- AIM OF THE TASK:
Return, without pictures, the lines from the start of the data through the one that contains "const baseA = [[4.8,100],[20,125]];".

- DATASET EXCERPT:

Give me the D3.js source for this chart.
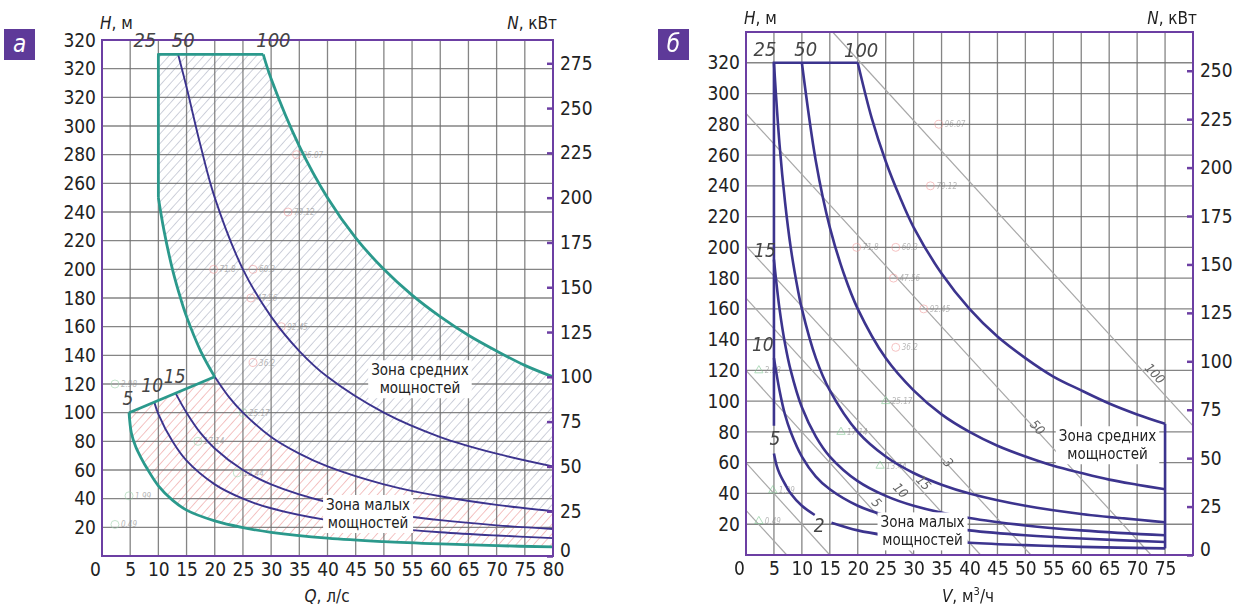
<!DOCTYPE html>
<html>
<head>
<meta charset="utf-8">
<script src="https://cdn.jsdelivr.net/npm/d3@7"></script>
<style>
  body { margin: 0; background: #fff; }
  svg text { font-family: "Liberation Sans Narrow", "DejaVu Sans Condensed", "Roboto", sans-serif; }
</style>
</head>
<body>
<svg id="chart" width="1234" height="606"></svg>
<script>
// ---- data ----
const qTicksA = [5,10,15,20,25,30,35,40,45,50,55,60,65,70,75,80];
const qTicksB = [5,10,15,20,25,30,35,40,45,50,55,60,65,70,75];
const qGrid = [5,10,15,20,25,30,35,40,45,50,55,60,65,70,75];
const hTicksA = [20,40,60,80,100,120,140,160,180,200,220,240,260,280,300,320,340,360];
const hLabelsA = ["20","40","60","80","100","120","140","160","180","200","220","240","260","280","300","320","320","320"];
const hTicksB = [20,40,60,80,100,120,140,160,180,200,220,240,260,280,300,320];
const nTicksA = [0,25,50,75,100,125,150,175,200,225,250,275];
const nTicksB = [0,25,50,75,100,125,150,175,200,225,250];

// panel а, Q (l/s) vs H (m)
const c5A = [[4.8,100],[5.2,86],[6,76],[7,68],[8,61],[10,49],[12.5,39],[15,32],[20,24.5],[25,19.8],[30,16.5],[40,12.4],[50,10],[60,8.4],[70,7.2],[80,6.3]];
const c10A = [[9.3,107],[10,99],[12.5,80],[15,66.5],[20,50],[25,40],[30,33.3],[40,25],[50,20],[60,16.6],[70,14.3],[80,12.5]];
const c15A = [[13,114],[15,100],[17.5,85.7],[20,75],[25,60],[30,50],[40,37.5],[50,30],[60,25],[70,21.4],[80,18.8]];
const c25AUp = [[10,250],[11,227],[12.5,200],[14,179],[15,167],[17.5,143],[20,125]];
const c25ALow = [[20,125],[22.5,111],[25,100],[30,83],[35,71.4],[40,62.5],[50,50],[60,41.7],[70,35.7],[80,31.3]];
const c50A = [[13.5,350],[15,327],[17.5,286],[20,250],[25,200],[30,167],[35,143],[40,125],[50,100],[60,83],[70,71.4],[80,62.5]];
const c100A = [[28.6,350],[30,333],[35,286],[40,250],[45,222],[50,200],[55,182],[60,167],[65,154],[70,143],[75,133],[80,125]];
const topA = [[10,250],[10,350],[28.6,350]];
const baseA = [[4.8,100],[20,125]];

// panel б, V (m3/h) vs H (m)
const c5Ba = [[5,66],[5.5,58],[6,53],[7,46],[8,40],[10,32],[12.3,26]];
const c5Bb = [[15.3,21],[20,16],[25,12.8],[30,10.7],[40,8],[50,6.4],[60,5.3],[75,4.3]];
const c10B = [[5,128],[6,107],[7,91],[8,80],[10,64],[12.5,51],[15,42.7],[20,32],[25,25.6],[30,21.3],[40,16],[50,12.8],[60,10.7],[75,8.5]];
const c15B = [[5,192],[6,160],[7,137],[8,120],[10,96],[12.5,77],[15,64],[20,48],[25,38.4],[30,32],[40,24],[50,19.2],[60,16],[75,12.8]];
const c25B = [[5,320],[6,267],[7,229],[8,200],[9,178],[10,160],[12.5,128],[15,107],[20,80],[25,64],[30,53.3],[35,45.7],[40,40],[50,32],[60,26.7],[75,21.3]];
const c50B = [[10,320],[12.5,256],[15,213],[17.5,183],[20,160],[25,128],[30,107],[35,91.4],[40,80],[45,71],[50,64],[55,58],[60,53.3],[65,49],[70,45.7],[75,42.7]];
const c100B = [[20,320],[22.5,284],[25,256],[27.5,233],[30,213],[35,183],[40,160],[45,142],[50,128],[55,116],[60,107],[65,98.5],[70,91.4],[75,85.3]];
const topB = [[5,84],[5,320],[20,320]];
const rightB = [[75,85.3],[75,4.3]];
const diagB = [
  [[15.5,340],[80,84]],
  [[0,287],[72.5,0]],
  [[0,201],[51,0]],
  [[0,167],[42,0]],
  [[0,120],[30,0]],
  [[0,60],[15,0]],
  [[0,29],[7.3,0]]
];

// faint test points, same in both panels
const marks = [
  [34.5,280,"96.07"],[33,240,"79.12"],[19.8,200,"71.8"],[26.8,200,"60.3"],
  [26.4,180,"47.56"],[31.8,160,"92.45"],[26.8,135,"36.2"],
  [25,100,"25.17"],[17,80,"17.14"],[24,58,"13.44"],[4.8,42,"1.99"],[2.3,22,"0.49"],[2.3,120,"2.98"]
];

const PURPLE = "#6c3fa3", TEAL = "#2b998c", INK = "#3c348e", GRID = "#707070";

const svg = d3.select("#chart");
const defs = svg.append("defs");

function hatch(id, color) {
  let p = defs.append("pattern")
    .attr("id", id)
    .attr("patternUnits", "userSpaceOnUse")
    .attr("width", 6.5).attr("height", 6.5)
    .attr("patternTransform", "rotate(42)");
  p.append("line")
    .attr("x1", 0).attr("y1", 0).attr("x2", 0).attr("y2", 6.5)
    .attr("stroke", color).attr("stroke-width", 1.2);
}
hatch("hGray", "#aeb3c4");
hatch("hRed", "#ec9c9c");

function panel(p) {
  let x = d3.scaleLinear().domain([0, 80]).range([p.left, p.right]);
  let y = d3.scaleLinear().domain([0, p.hMax]).range([p.bottom, p.top]);
  let yN = d3.scaleLinear().domain([0, p.nMax]).range([p.bottom, p.top]);
  let g = svg.append("g");
  let curved = d3.line().x(d => x(d[0])).y(d => y(d[1])).curve(d3.curveCatmullRom.alpha(0.5));
  let straight = d3.line().x(d => x(d[0])).y(d => y(d[1]));
  return {x, y, yN, g, curved, straight, p};
}

function region(P, segs) {
  // segs: [points, isCurved]
  return segs.map((s, i) => {
    let d = (s[1] ? P.curved : P.straight)(s[0]);
    return i ? "L" + d.slice(1) : d;
  }).join("") + "Z";
}

function grid(P, hGrid) {
  let {x, y, g, p} = P;
  g.append("g").selectAll("line").data(qGrid).join("line")
    .attr("x1", d => x(d)).attr("x2", d => x(d))
    .attr("y1", p.top).attr("y2", p.bottom)
    .attr("stroke", GRID).attr("stroke-width", 1.3).attr("opacity", 0.85);
  g.append("g").selectAll("line").data(hGrid).join("line")
    .attr("x1", p.left).attr("x2", p.right)
    .attr("y1", d => y(d)).attr("y2", d => y(d))
    .attr("stroke", GRID).attr("stroke-width", 1.3).attr("opacity", 0.85);
}

function axes(P, cfg) {
  let {x, y, yN, g, p} = P;
  let ax = g.append("g").attr("transform", "translate(" + p.left + ",0)")
    .call(d3.axisLeft(y).tickValues(cfg.hTicks).tickFormat((d, i) => cfg.hLabels[i]).tickSize(0).tickPadding(6));
  let bx = g.append("g").attr("transform", "translate(0," + p.bottom + ")")
    .call(d3.axisBottom(x).tickValues(cfg.qTicks).tickSize(0).tickPadding(7));
  let nx = g.append("g").attr("transform", "translate(" + p.right + ",0)")
    .call(d3.axisRight(yN).tickValues(cfg.nTicks).tickSizeInner(-6).tickSizeOuter(0).tickPadding(7));
  [ax, bx, nx].forEach(a => {
    a.select(".domain").remove();
    a.selectAll("text").attr("font-size", 19).attr("fill", "#222")
      .style("font-family", "'Liberation Sans Narrow','DejaVu Sans Condensed',Roboto,sans-serif");
  });
  nx.selectAll("line").attr("stroke", PURPLE).attr("stroke-width", 2.5);
  // the zero of N sits a little above the frame corner
  nx.selectAll(".tick text").filter(d => d === 0).attr("y", -6);
  g.append("text").attr("x", p.left - 12).attr("y", p.bottom + 20)
    .attr("font-size", 19).attr("fill", "#222").text("0");
  g.append("rect")
    .attr("x", p.left).attr("y", p.top)
    .attr("width", p.right - p.left).attr("height", p.bottom - p.top)
    .attr("fill", "none").attr("stroke", PURPLE).attr("stroke-width", 2);
}

function titles(P, cfg) {
  let {g, p} = P;
  let t = g.append("text").attr("x", p.left - 2).attr("y", cfg.ty).attr("font-size", 17).attr("fill", "#222");
  t.append("tspan").attr("font-style", "italic").text("H");
  t.append("tspan").text(", м");
  let n = g.append("text").attr("x", p.right + 4).attr("y", cfg.ty).attr("text-anchor", "end")
    .attr("font-size", 17).attr("fill", "#222");
  n.append("tspan").attr("font-style", "italic").text("N");
  n.append("tspan").text(", кВт");
  let q = g.append("text").attr("x", cfg.qx).attr("y", 602).attr("text-anchor", "middle")
    .attr("font-size", 17).attr("fill", "#222");
  q.append("tspan").attr("font-style", "italic").text(cfg.qName);
  q.append("tspan").text(cfg.qUnit);
  if (cfg.sup) {
    q.append("tspan").attr("font-size", 11).attr("dy", -7).text(cfg.sup);
    q.append("tspan").attr("dy", 7).text("/ч");
  }
  g.append("rect").attr("x", cfg.bx).attr("y", 29).attr("width", 31).attr("height", 31).attr("fill", "#5e3a99");
  g.append("text").attr("x", cfg.bx + 15.5).attr("y", 52).attr("text-anchor", "middle")
    .attr("font-size", 24).attr("font-style", "italic").attr("fill", "#fff").text(cfg.letter);
}

function drawMarks(P, tri) {
  let {x, y, g} = P;
  let m = g.append("g").attr("opacity", 0.6);
  marks.forEach((d, i) => {
    let green = i >= 7;
    if (green && tri) {
      m.append("path").attr("d", d3.symbol(d3.symbolTriangle, 30)())
        .attr("transform", "translate(" + x(d[0]) + "," + y(d[1]) + ")")
        .attr("fill", "none").attr("stroke", "#7cc48f").attr("stroke-width", 1);
    } else {
      m.append("circle").attr("cx", x(d[0])).attr("cy", y(d[1])).attr("r", 4)
        .attr("fill", "none").attr("stroke", green ? "#9fd3ad" : "#ef9a9a").attr("stroke-width", 1);
    }
    m.append("text").attr("x", x(d[0]) + 6).attr("y", y(d[1]) + 3)
      .attr("font-size", 8).attr("font-style", "italic").attr("fill", "#888").text(d[2]);
  });
}

function zoneLabel(P, q, h, l1, l2) {
  let {x, y, g} = P;
  let cx = x(q), cy = y(h);
  let t = g.append("text").attr("text-anchor", "middle").attr("font-size", 15).attr("fill", "#222");
  t.append("tspan").attr("x", cx).attr("y", cy - 3).text(l1);
  t.append("tspan").attr("x", cx).attr("y", cy + 15).text(l2);
  let bb = t.node().getBBox();
  g.insert("rect", () => t.node())
    .attr("x", bb.x - 3).attr("y", bb.y - 1).attr("width", bb.width + 6).attr("height", bb.height + 2)
    .attr("fill", "#fff");
}

function tag(P, q, h, s, size, rot) {
  let {x, y, g} = P;
  return g.append("text")
    .attr("transform", "translate(" + x(q) + "," + y(h) + ")" + (rot ? " rotate(" + rot + ")" : ""))
    .attr("text-anchor", "middle").attr("dy", "0.35em")
    .attr("font-size", size).attr("font-style", "italic").attr("fill", "#444").text(s);
}

// ---------- panel а ----------
let A = panel({left: 102, right: 553, top: 40, bottom: 556, hMax: 360, nMax: 288});
A.g.append("path").attr("d", region(A, [[topA, false], [c100A, true], [[[80,125],[80,31.3]], false], [c25ALow.slice().reverse(), true], [c25AUp.slice().reverse(), true]]))
  .attr("fill", "url(#hGray)");
A.g.append("path").attr("d", region(A, [[baseA, false], [c25ALow, true], [[[80,31.3],[80,6.3]], false], [c5A.slice().reverse(), true]]))
  .attr("fill", "url(#hRed)");
grid(A, hTicksA.slice(0, -1));
drawMarks(A, false);
[c50A, c25ALow, c15A, c10A].forEach(c => {
  A.g.append("path").attr("d", A.curved(c)).attr("fill", "none").attr("stroke", INK).attr("stroke-width", 1.9);
});
[[topA, false], [c100A, true], [c25AUp, true], [baseA, false], [c5A, true]].forEach(s => {
  A.g.append("path").attr("d", (s[1] ? A.curved : A.straight)(s[0]))
    .attr("fill", "none").attr("stroke", TEAL).attr("stroke-width", 2.8).attr("stroke-linejoin", "round");
});
axes(A, {hTicks: hTicksA, hLabels: hLabelsA, qTicks: qTicksA, nTicks: nTicksA});
[["25", 7.6], ["50", 14.4], ["100", 30.4]].forEach(d => {
  let t = tag(A, d[1], 360, d[0], 20, 0);
  let bb = t.node().getBBox();
  A.g.insert("rect", () => t.node()).attr("fill", "#fff")
    .attr("x", bb.x - 2).attr("y", bb.y + 4).attr("width", bb.width + 4).attr("height", bb.height - 8);
});
[["5", 4.6, 110], ["10", 8.9, 119], ["15", 12.9, 125]].forEach(d => tag(A, d[1], d[2], d[0], 19, 0));
zoneLabel(A, 56.4, 124, "Зона средних", "мощностей");
zoneLabel(A, 47.2, 30, "Зона малых", "мощностей");
titles(A, {ty: 29, qx: 327, qName: "Q", qUnit: ", л/с", bx: 4, letter: "а"});

// ---------- panel б ----------
let B = panel({left: 746, right: 1193, top: 32, bottom: 555, hMax: 340, nMax: 270});
grid(B, hTicksB);
B.g.append("g").selectAll("line").data(diagB).join("line")
  .attr("x1", d => B.x(d[0][0])).attr("y1", d => B.y(d[0][1]))
  .attr("x2", d => B.x(d[1][0])).attr("y2", d => B.y(d[1][1]))
  .attr("stroke", "#a8a8a8").attr("stroke-width", 1.2);
drawMarks(B, true);
[c100B, c50B, c25B, c15B, c10B, c5Ba, c5Bb].forEach(c => {
  B.g.append("path").attr("d", B.curved(c)).attr("fill", "none").attr("stroke", INK).attr("stroke-width", 2.6);
});
[topB, rightB].forEach(c => {
  B.g.append("path").attr("d", B.straight(c)).attr("fill", "none").attr("stroke", INK).attr("stroke-width", 2.6);
});
axes(B, {hTicks: hTicksB, hLabels: hTicksB.map(String), qTicks: qTicksB, nTicks: nTicksB});
[["25", 3.4, 329], ["50", 10.7, 329], ["100", 20.6, 328]].forEach(d => tag(B, d[1], d[2], d[0], 20, 0));
[["15", 3.4, 198], ["10", 3, 137], ["5", 5.2, 76], ["2", 13.1, 19]].forEach(d => tag(B, d[1], d[2], d[0], 19, 0));
[["100", 73.2, 118], ["50", 52.2, 83], ["3", 36.2, 60], ["15", 31.8, 47], ["10", 27.7, 42], ["5", 23.4, 34]]
  .forEach(d => tag(B, d[1], d[2], d[0], 13, 47).attr("fill", "#666"));
zoneLabel(B, 64.7, 72, "Зона средних", "мощностей");
zoneLabel(B, 31.6, 16, "Зона малых", "мощностей");
titles(B, {ty: 24, qx: 968, qName: "V", qUnit: ", м", sup: "3", bx: 658, letter: "б"});
</script>
</body>
</html>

- RESPONSE FOR THIS EXERCISE:
Give me the D3.js source for this chart.
<!DOCTYPE html>
<html>
<head>
<meta charset="utf-8">
<script src="https://cdn.jsdelivr.net/npm/d3@7"></script>
<style>
  body { margin: 0; background: #fff; }
  svg text { font-family: "Liberation Sans Narrow", "DejaVu Sans Condensed", "Roboto", sans-serif; }
</style>
</head>
<body>
<svg id="chart" width="1234" height="606"></svg>
<script>
// ---- data ----
const qTicksA = [5,10,15,20,25,30,35,40,45,50,55,60,65,70,75,80];
const qTicksB = [5,10,15,20,25,30,35,40,45,50,55,60,65,70,75];
const qGrid = [5,10,15,20,25,30,35,40,45,50,55,60,65,70,75];
const hTicksA = [20,40,60,80,100,120,140,160,180,200,220,240,260,280,300,320,340,360];
const hLabelsA = ["20","40","60","80","100","120","140","160","180","200","220","240","260","280","300","320","320","320"];
const hTicksB = [20,40,60,80,100,120,140,160,180,200,220,240,260,280,300,320];
const nTicksA = [0,25,50,75,100,125,150,175,200,225,250,275];
const nTicksB = [0,25,50,75,100,125,150,175,200,225,250];

// panel а, Q (l/s) vs H (m)
const c5A = [[4.8,100],[5.2,86],[6,76],[7,68],[8,61],[10,49],[12.5,39],[15,32],[20,24.5],[25,19.8],[30,16.5],[40,12.4],[50,10],[60,8.4],[70,7.2],[80,6.3]];
const c10A = [[9.3,107],[10,99],[12.5,80],[15,66.5],[20,50],[25,40],[30,33.3],[40,25],[50,20],[60,16.6],[70,14.3],[80,12.5]];
const c15A = [[13,114],[15,100],[17.5,85.7],[20,75],[25,60],[30,50],[40,37.5],[50,30],[60,25],[70,21.4],[80,18.8]];
const c25AUp = [[10,250],[11,227],[12.5,200],[14,179],[15,167],[17.5,143],[20,125]];
const c25ALow = [[20,125],[22.5,111],[25,100],[30,83],[35,71.4],[40,62.5],[50,50],[60,41.7],[70,35.7],[80,31.3]];
const c50A = [[13.5,350],[15,327],[17.5,286],[20,250],[25,200],[30,167],[35,143],[40,125],[50,100],[60,83],[70,71.4],[80,62.5]];
const c100A = [[28.6,350],[30,333],[35,286],[40,250],[45,222],[50,200],[55,182],[60,167],[65,154],[70,143],[75,133],[80,125]];
const topA = [[10,250],[10,350],[28.6,350]];
const baseA = [[4.8,100],[20,125]];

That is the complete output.